Input data:

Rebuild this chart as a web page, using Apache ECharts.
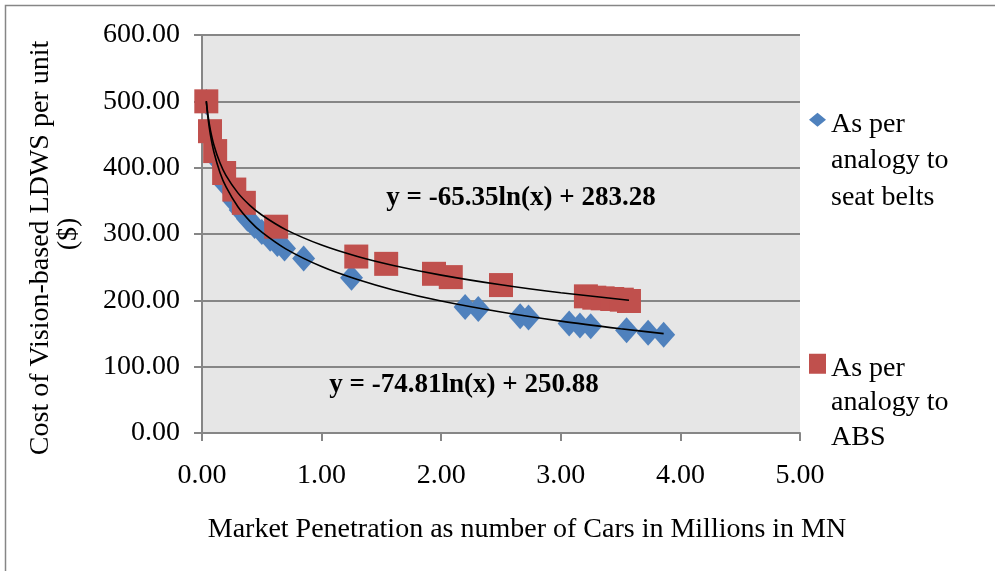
<!DOCTYPE html>
<html><head><meta charset="utf-8">
<script src="https://cdn.jsdelivr.net/npm/echarts@6/dist/echarts.min.js"></script>
<style>html,body{margin:0;padding:0;background:#fff}#c{width:995px;height:571px}</style>
</head><body><div id="c"></div>
<script>
// ---- data ----
const xTicks = [0, 1, 2, 3, 4, 5];
const yTicks = [0, 100, 200, 300, 400, 500, 600];
const seatName = 'As per analogy to seat belts';
const absName = 'As per analogy to ABS';
const seatX = [0.036, 0.067, 0.11, 0.185, 0.27, 0.32, 0.38, 0.44, 0.50, 0.57, 0.63, 0.69, 0.85, 1.25, 2.20, 2.31, 2.66, 2.73, 3.07, 3.16, 3.25, 3.55, 3.73, 3.86];
const seatY = [499, 452, 416, 377, 349, 336, 323, 312, 303, 293, 285, 278, 263, 234, 190, 187, 176, 174, 165, 162, 161, 155, 151, 148];
const absX = [0.036, 0.067, 0.11, 0.185, 0.27, 0.35, 0.62, 1.29, 1.54, 1.94, 2.08, 2.50, 3.21, 3.28, 3.35, 3.43, 3.51, 3.57];
const absY = [500, 455, 425, 392, 367, 347, 311, 266, 255, 240, 235, 223, 206, 204, 203, 202, 201, 199];
// trendlines (as drawn in the chart)
const trendSeatX = [0.036, 0.05, 0.07, 0.1, 0.15, 0.2, 0.3, 0.4, 0.5, 0.7, 1.0, 1.3, 1.6, 2.0, 2.5, 3.0, 3.5, 3.86];
const trendSeatY = [499.6, 475.0, 449.8, 423.2, 392.8, 371.3, 341.0, 319.4, 302.7, 277.6, 250.9, 231.3, 215.7, 199.0, 182.4, 168.7, 157.2, 149.8];
const trendAbsX = [0.036, 0.05, 0.07, 0.1, 0.15, 0.2, 0.3, 0.4, 0.5, 0.7, 1.0, 1.3, 1.6, 2.0, 2.5, 3.0, 3.57];
const trendAbsY = [500.5, 479.1, 457.0, 433.8, 407.3, 388.5, 362.0, 343.2, 328.6, 306.6, 283.3, 266.1, 252.6, 238.0, 223.4, 211.5, 200.2];
const absEq = 'y = -65.35ln(x) + 283.28';
const seatEq = 'y = -74.81ln(x) + 250.88';
const xTitle = 'Market Penetration as number of Cars in Millions in MN';
const yTitle = 'Cost of Vision-based LDWS per unit\n    ($)';
const seatLegendText = 'As per\nanalogy to\nseat belts';
const absLegendText = 'As per\nanalogy to\nABS';

const zip = (a, b) => a.map((v, i) => [v, b[i]]);
const FONT = "'Liberation Serif', 'DejaVu Serif', serif";
const GREY = '#868686';

const chart = echarts.init(document.getElementById('c'));
chart.setOption({
  animation: false,
  backgroundColor: '#fff',
  graphic: [
    { type: 'rect', silent: true, z: -10, shape: { x: 5.5, y: 5.5, width: 1100, height: 700 },
      style: { fill: 'none', stroke: GREY, lineWidth: 1.5 } },
    { type: 'text', silent: true, z: 100, style: { text: absEq, x: 521, y: 198, align: 'center', verticalAlign: 'middle',
      fontFamily: FONT, fontSize: 27, fontWeight: 'bold', fill: '#000' } },
    { type: 'text', silent: true, z: 100, style: { text: seatEq, x: 464, y: 385, align: 'center', verticalAlign: 'middle',
      fontFamily: FONT, fontSize: 27, fontWeight: 'bold', fill: '#000' } }
  ],
  grid: { left: 202, right: 195, top: 35, bottom: 138, show: true, backgroundColor: '#e6e6e6', borderWidth: 0,
    containLabel: false, outerBoundsMode: 'none' },
  legend: [
    { data: [seatName], orient: 'vertical', left: 809, top: 106, padding: 0, itemWidth: 17, itemHeight: 96,
      icon: 'path://M8.5,0L17,7L8.5,14L0,7Z M0,96L17,96', itemStyle: { borderWidth: 0 },
      formatter: () => seatLegendText,
      textStyle: { fontFamily: FONT, fontSize: 28, color: '#000', lineHeight: 36.5 } },
    { data: [absName], orient: 'vertical', left: 809, top: 351, padding: 0, itemWidth: 17, itemHeight: 98,
      icon: 'path://M0,0L17,0L17,20L0,20Z M0,98L17,98', itemStyle: { borderWidth: 0 },
      formatter: () => absLegendText,
      textStyle: { fontFamily: FONT, fontSize: 28, color: '#000', lineHeight: 34.5 } }
  ],
  xAxis: {
    type: 'value', min: xTicks[0], max: xTicks[xTicks.length - 1], interval: 1,
    name: xTitle, nameLocation: 'middle', nameGap: 83,
    nameTextStyle: { fontFamily: FONT, fontSize: 28, color: '#000', padding: [0, 0, 0, 52] },
    axisLine: { show: true, lineStyle: { color: GREY, width: 2 } },
    axisTick: { show: true, length: 8, lineStyle: { color: GREY, width: 2 } },
    axisLabel: { formatter: v => v.toFixed(2), fontFamily: FONT, fontSize: 28, color: '#000', margin: 29 },
    splitLine: { show: false }
  },
  yAxis: {
    type: 'value', min: yTicks[0], max: yTicks[yTicks.length - 1], interval: 100,
    name: yTitle, nameLocation: 'middle', nameGap: 119, nameRotate: 90,
    nameTextStyle: { fontFamily: FONT, fontSize: 28, color: '#000', lineHeight: 28, align: 'center', padding: [0, 28, 0, 0] },
    axisLine: { show: true, lineStyle: { color: GREY, width: 2 } },
    axisTick: { show: true, length: 8, lineStyle: { color: GREY, width: 2 } },
    axisLabel: { formatter: v => v.toFixed(2), fontFamily: FONT, fontSize: 28, color: '#000', margin: 22 },
    splitLine: { show: true, lineStyle: { color: GREY, width: 2 } }
  },
  series: [
    { name: seatName, type: 'scatter', symbol: 'diamond', symbolSize: [23, 26], z: 2,
      itemStyle: { color: '#4F81BD', opacity: 1 }, data: zip(seatX, seatY) },
    { name: absName, type: 'scatter', symbol: 'rect', symbolSize: 24, z: 3,
      itemStyle: { color: '#C0504D', opacity: 1 }, data: zip(absX, absY) },
    { name: 'trend-abs', type: 'line', smooth: 0.3, showSymbol: false, silent: true, z: 5,
      lineStyle: { color: '#000', width: 1.6 }, data: zip(trendAbsX, trendAbsY) },
    { name: 'trend-seat', type: 'line', smooth: 0.3, showSymbol: false, silent: true, z: 5,
      lineStyle: { color: '#000', width: 1.6 }, data: zip(trendSeatX, trendSeatY) }
  ]
});
</script>
</body></html>
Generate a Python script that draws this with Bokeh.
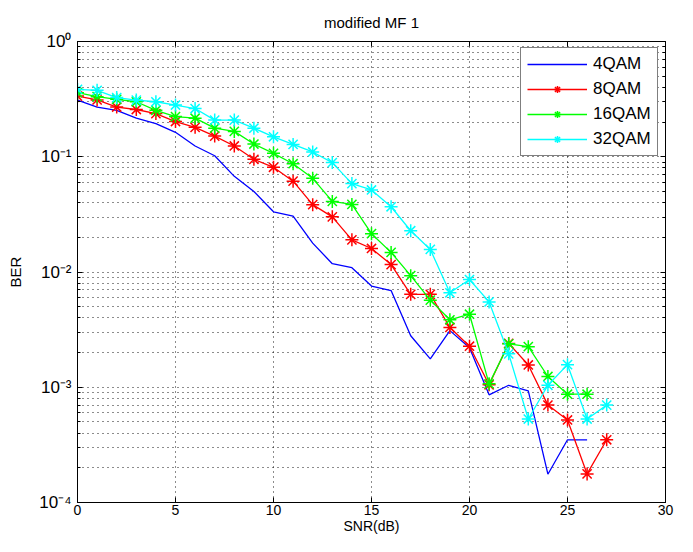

Work to complete:
Except for the pictures, print the data above exactly.

Expected answer:
Rebuild this chart as a web page, using Apache ECharts.
<!DOCTYPE html>
<html><head><meta charset="utf-8">
<script src="https://cdn.jsdelivr.net/npm/echarts@6/dist/echarts.min.js"></script>
<style>html,body{margin:0;padding:0;background:#fff}#c{width:995px;height:571px}</style>
</head><body><div id="c"></div>
<script>
// ---- data ----
const xTicks = [0, 1, 2, 3, 4, 5];
const yTicks = [0, 100, 200, 300, 400, 500, 600];
const seatName = 'As per analogy to seat belts';
const absName = 'As per analogy to ABS';
const seatX = [0.036, 0.067, 0.11, 0.185, 0.27, 0.32, 0.38, 0.44, 0.50, 0.57, 0.63, 0.69, 0.85, 1.25, 2.20, 2.31, 2.66, 2.73, 3.07, 3.16, 3.25, 3.55, 3.73, 3.86];
const seatY = [499, 452, 416, 377, 349, 336, 323, 312, 303, 293, 285, 278, 263, 234, 190, 187, 176, 174, 165, 162, 161, 155, 151, 148];
const absX = [0.036, 0.067, 0.11, 0.185, 0.27, 0.35, 0.62, 1.29, 1.54, 1.94, 2.08, 2.50, 3.21, 3.28, 3.35, 3.43, 3.51, 3.57];
const absY = [500, 455, 425, 392, 367, 347, 311, 266, 255, 240, 235, 223, 206, 204, 203, 202, 201, 199];
// trendlines (as drawn in the chart)
const trendSeatX = [0.036, 0.05, 0.07, 0.1, 0.15, 0.2, 0.3, 0.4, 0.5, 0.7, 1.0, 1.3, 1.6, 2.0, 2.5, 3.0, 3.5, 3.86];
const trendSeatY = [499.6, 475.0, 449.8, 423.2, 392.8, 371.3, 341.0, 319.4, 302.7, 277.6, 250.9, 231.3, 215.7, 199.0, 182.4, 168.7, 157.2, 149.8];
const trendAbsX = [0.036, 0.05, 0.07, 0.1, 0.15, 0.2, 0.3, 0.4, 0.5, 0.7, 1.0, 1.3, 1.6, 2.0, 2.5, 3.0, 3.57];
const trendAbsY = [500.5, 479.1, 457.0, 433.8, 407.3, 388.5, 362.0, 343.2, 328.6, 306.6, 283.3, 266.1, 252.6, 238.0, 223.4, 211.5, 200.2];
const absEq = 'y = -65.35ln(x) + 283.28';
const seatEq = 'y = -74.81ln(x) + 250.88';
const xTitle = 'Market Penetration as number of Cars in Millions in MN';
const yTitle = 'Cost of Vision-based LDWS per unit\n    ($)';
const seatLegendText = 'As per\nanalogy to\nseat belts';
const absLegendText = 'As per\nanalogy to\nABS';

const zip = (a, b) => a.map((v, i) => [v, b[i]]);
const FONT = "'Liberation Serif', 'DejaVu Serif', serif";
const GREY = '#868686';

const chart = echarts.init(document.getElementById('c'));
chart.setOption({
  animation: false,
  backgroundColor: '#fff',
  graphic: [
    { type: 'rect', silent: true, z: -10, shape: { x: 5.5, y: 5.5, width: 1100, height: 700 },
      style: { fill: 'none', stroke: GREY, lineWidth: 1.5 } },
    { type: 'text', silent: true, z: 100, style: { text: absEq, x: 521, y: 198, align: 'center', verticalAlign: 'middle',
      fontFamily: FONT, fontSize: 27, fontWeight: 'bold', fill: '#000' } },
    { type: 'text', silent: true, z: 100, style: { text: seatEq, x: 464, y: 385, align: 'center', verticalAlign: 'middle',
      fontFamily: FONT, fontSize: 27, fontWeight: 'bold', fill: '#000' } }
  ],
  grid: { left: 202, right: 195, top: 35, bottom: 138, show: true, backgroundColor: '#e6e6e6', borderWidth: 0,
    containLabel: false, outerBoundsMode: 'none' },
  legend: [
    { data: [seatName], orient: 'vertical', left: 809, top: 106, padding: 0, itemWidth: 17, itemHeight: 96,
      icon: 'path://M8.5,0L17,7L8.5,14L0,7Z M0,96L17,96', itemStyle: { borderWidth: 0 },
      formatter: () => seatLegendText,
      textStyle: { fontFamily: FONT, fontSize: 28, color: '#000', lineHeight: 36.5 } },
    { data: [absName], orient: 'vertical', left: 809, top: 351, padding: 0, itemWidth: 17, itemHeight: 98,
      icon: 'path://M0,0L17,0L17,20L0,20Z M0,98L17,98', itemStyle: { borderWidth: 0 },
      formatter: () => absLegendText,
      textStyle: { fontFamily: FONT, fontSize: 28, color: '#000', lineHeight: 34.5 } }
  ],
  xAxis: {
    type: 'value', min: xTicks[0], max: xTicks[xTicks.length - 1], interval: 1,
    name: xTitle, nameLocation: 'middle', nameGap: 83,
    nameTextStyle: { fontFamily: FONT, fontSize: 28, color: '#000', padding: [0, 0, 0, 52] },
    axisLine: { show: true, lineStyle: { color: GREY, width: 2 } },
    axisTick: { show: true, length: 8, lineStyle: { color: GREY, width: 2 } },
    axisLabel: { formatter: v => v.toFixed(2), fontFamily: FONT, fontSize: 28, color: '#000', margin: 29 },
    splitLine: { show: false }
  },
  yAxis: {
    type: 'value', min: yTicks[0], max: yTicks[yTicks.length - 1], interval: 100,
    name: yTitle, nameLocation: 'middle', nameGap: 119, nameRotate: 90,
    nameTextStyle: { fontFamily: FONT, fontSize: 28, color: '#000', lineHeight: 28, align: 'center', padding: [0, 28, 0, 0] },
    axisLine: { show: true, lineStyle: { color: GREY, width: 2 } },
    axisTick: { show: true, length: 8, lineStyle: { color: GREY, width: 2 } },
    axisLabel: { formatter: v => v.toFixed(2), fontFamily: FONT, fontSize: 28, color: '#000', margin: 22 },
    splitLine: { show: true, lineStyle: { color: GREY, width: 2 } }
  },
  series: [
    { name: seatName, type: 'scatter', symbol: 'diamond', symbolSize: [23, 26], z: 2,
      itemStyle: { color: '#4F81BD', opacity: 1 }, data: zip(seatX, seatY) },
    { name: absName, type: 'scatter', symbol: 'rect', symbolSize: 24, z: 3,
      itemStyle: { color: '#C0504D', opacity: 1 }, data: zip(absX, absY) },
    { name: 'trend-abs', type: 'line', smooth: 0.3, showSymbol: false, silent: true, z: 5,
      lineStyle: { color: '#000', width: 1.6 }, data: zip(trendAbsX, trendAbsY) },
    { name: 'trend-seat', type: 'line', smooth: 0.3, showSymbol: false, silent: true, z: 5,
      lineStyle: { color: '#000', width: 1.6 }, data: zip(trendSeatX, trendSeatY) }
  ]
});
</script>
</body></html>
Generate a Python script that draws this with Bokeh.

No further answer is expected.